S100P Interacts with p53 while Pentamidine Inhibits This Interaction

Abstract

S100P, a small calcium-binding protein, associates with the p53 protein with micromolar affinity. It has been hypothesized that the oncogenic function of S100P may involve binding-induced inactivation of p53. We used ¹H-¹⁵N HSQC experiments and molecular modeling to study the molecular interactions between S100P and p53 in the presence and absence of pentamidine. Our experimental analysis indicates that the S100P-53 complex formation is successfully disrupted by pentamidine, since S100P shares the same binding site for p53 and pentamidine. In addition, we showed that pentamidine treatment of ZR-75-1 breast cancer cells resulted in reduced proliferation and increased p53 and p21 protein levels, indicating that pentamidine is an effective antagonist that interferes with the S100P-p53 interaction, leading to re-activation of the p53-21 pathway and inhibition of cancer cell proliferation. Collectively, our findings suggest that blocking the association between S100P and p53 by pentamidine will prevent cancer progression and, therefore, provide a new avenue for cancer therapy by targeting the S100P-p53 interaction.

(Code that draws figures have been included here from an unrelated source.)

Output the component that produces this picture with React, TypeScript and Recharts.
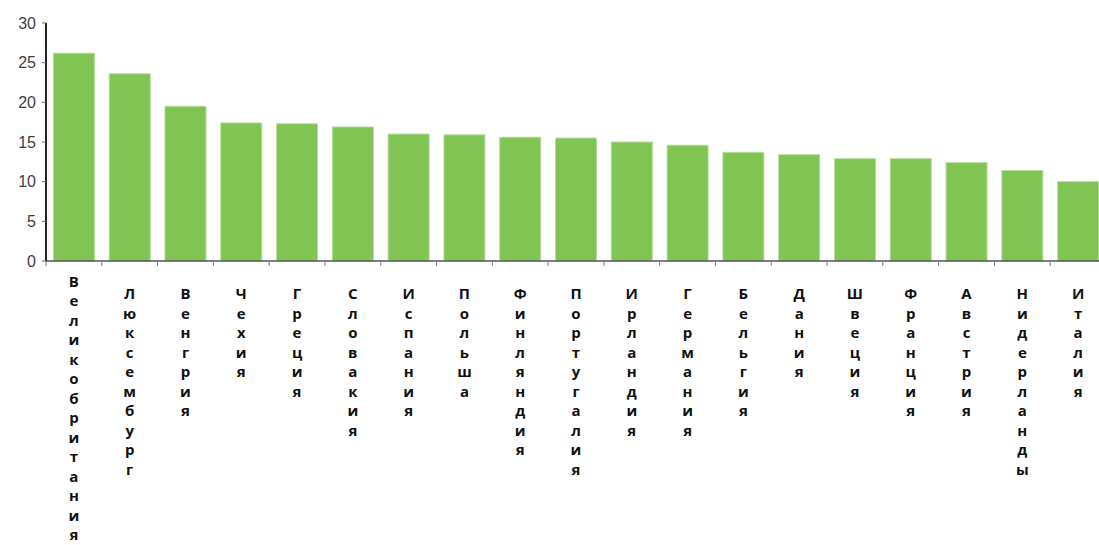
import { BarChart, Bar, XAxis, YAxis } from "recharts";

const countries = [
  "Великобритания",
  "Люксембург",
  "Венгрия",
  "Чехия",
  "Греция",
  "Словакия",
  "Испания",
  "Польша",
  "Финляндия",
  "Португалия",
  "Ирландия",
  "Германия",
  "Бельгия",
  "Дания",
  "Швеция",
  "Франция",
  "Австрия",
  "Нидерланды",
  "Италия",
];

const values = [26.2, 23.6, 19.5, 17.4, 17.3, 16.9, 16.0, 15.9, 15.6, 15.5, 15.0, 14.6, 13.7, 13.4, 12.9, 12.9, 12.4, 11.4, 10.0];

const yTicks = [0, 5, 10, 15, 20, 25, 30];

const data = countries.map((name, i) => ({ name, value: values[i] }));

const CHART_W = 1106;
const CHART_H = 545;
const Y_AXIS_W = 46;
const BAND = (CHART_W - Y_AXIS_W) / countries.length;
const LINE_STEP = 19.5;

// each letter on its own line, like the original's stacked labels
function StackedTick({ x, y, payload }: any) {
  const chars = Array.from(String(payload.value));
  const start = Math.min(y + 38, CHART_H - 5 - (chars.length - 1) * LINE_STEP);
  return (
    <g>
      <line x1={x - BAND / 2} y1={y} x2={x - BAND / 2} y2={y + 5} stroke="#777" strokeWidth={1} />
      <text
        textAnchor="middle"
        fill="#111"
        fontFamily="'Open Sans', sans-serif"
        fontWeight={700}
        fontSize={15}
      >
        {chars.map((c, i) => (
          <tspan key={i} x={x} y={start + i * LINE_STEP}>
            {c}
          </tspan>
        ))}
      </text>
    </g>
  );
}

export default function App() {
  return (
    <div
      style={{
        position: "absolute",
        left: 0,
        top: 0,
        width: 1099,
        height: 545,
        overflow: "hidden",
        background: "#fff",
      }}
    >
      <BarChart
        width={CHART_W}
        height={CHART_H}
        data={data}
        margin={{ top: 23, right: 0, left: 0, bottom: 0 }}
        barCategoryGap="13.3%"
      >
        <XAxis
          dataKey="name"
          interval={0}
          height={284}
          tickLine={false}
          tickSize={0}
          tickMargin={0}
          axisLine={{ stroke: "#555", strokeWidth: 1.5 }}
          tick={<StackedTick />}
        />
        <YAxis
          domain={[0, 30]}
          ticks={yTicks}
          width={Y_AXIS_W}
          tickSize={4}
          tickMargin={6}
          axisLine={{ stroke: "#222", strokeWidth: 2 }}
          tickLine={{ stroke: "#666" }}
          tick={{ fill: "#404040", fontSize: 16, fontFamily: "'Liberation Sans', Arial, sans-serif" }}
        />
        <Bar dataKey="value" fill="#80C453" stroke="#B5DD98" strokeWidth={1} isAnimationActive={false} />
      </BarChart>
    </div>
  );
}
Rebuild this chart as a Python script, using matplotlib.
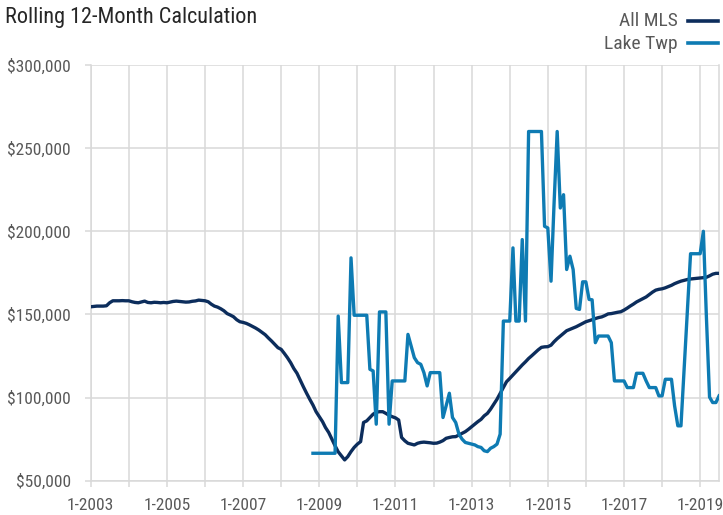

Keywords: 1H-5N HSQC spectrum; HADDOCK program; S100P; biomolecular docking; p53-TAD (73 amino acids); protein-protein interactions.

Figure 1

The overlaid of two HSQC spectra. The free ¹⁵N labeled p53^1-73 spectrum was showed in red. The mix of the p53^1-73 (with ¹⁵N labeled) and unlabeled S100P with 1:1 ratio was showed in blue. The cross peaks labeled with a box in this figure were the residues in p53^1-73 domain that interacted with S100P.

Figure 2

Analysis of the free S100P and S100P-p53^1-73 complex using 2D NMR at a 1:1 binding ratio. (A) The overlaid 2D [¹H-¹⁵N]-HSQC spectra highlight the spectral changes (showed with boxes) of the uniformly ¹⁵N-labeled S100P alone (shown in red) and ¹⁵N-labeled S100P upon binding to the unlabeled p53^1-73 (shown in blue). (B) These boxed cross-peak residues (Figure 2A) were colored in orange and unbound residues were colored in blue on the cartoon structure of S100P using the PyMOL program.

Figure 3

The dissociation constant (K_d) measured using the specified residues found in ¹⁵N S100P titrations with unlabeled p53^1-73, and the overall average K_d was 4.86 μM indicated with a broken line.

Figure 4

Analysis of the free S100P and S100P–pentamidine complex using 2D NMR at a 1:1 binding ratio. (A) The structural formula of pentamidine. (B) Sphere structure presentation of pentamidine. (C) The overlaid 2D [¹H-¹⁵N]-HSQC spectra highlight the spectral changes (showed in boxes) of the uniformly ¹⁵N-labeled S100P alone (shown in red) and ¹⁵N-labeled S100P upon binding to unlabeled pentamidine molecules (shown in blue). (D) These selected cross-peak residues (boxed in Figure 4C) were colored in red and unbound residues were colored in blue on the cartoon structure of S100P using the PyMOL program.

Figure 5

The dissociation constant (K_d) measured using the specified residues found in pentamidine titrations with ¹⁵N S100P HSQC, and the overall average K_d was 48.74 μM as indicated with a broken line.

Figure 6

Two complex structures S100P-p53^17-29 and S100P-pentamidine were superimposed. (A) The S100P-p53^17-29 complex is shown in blue (S100P) and purple (p53^17-29), and (B) the S100P-pentamidine complex is shown in blue (S100P) and yellow (pentamidine). (C) the overlapping structures of (A,B). (D) 90° angle rotation of (C). Figure 6D, pentamidine clearly blocked the binding between S100P (blue) and p53^17-29 (purple).

Figure 7

The effects of pentamidine on cell proliferation and p53 re-activation in ZR-75-1 breast cancer cells. ZR-75-1 cells were treated with indicated concentrations of pentamidine for 48 h. (A) Cell proliferation was determined by WST-1 assay. The bar diagram presented the relative folds of cell numbers in treated group (orange bars) comparing to that of untreated control group (blue bar). The values on the top of the bars were mean of three replicates. (B) Cell lysate was extracted from each treatment, and separated by SDS-PAGE, followed by Western blotting of p53, p21, and β-actin proteins. Beta-actin was a housekeeping protein used as the internal control of each treatment.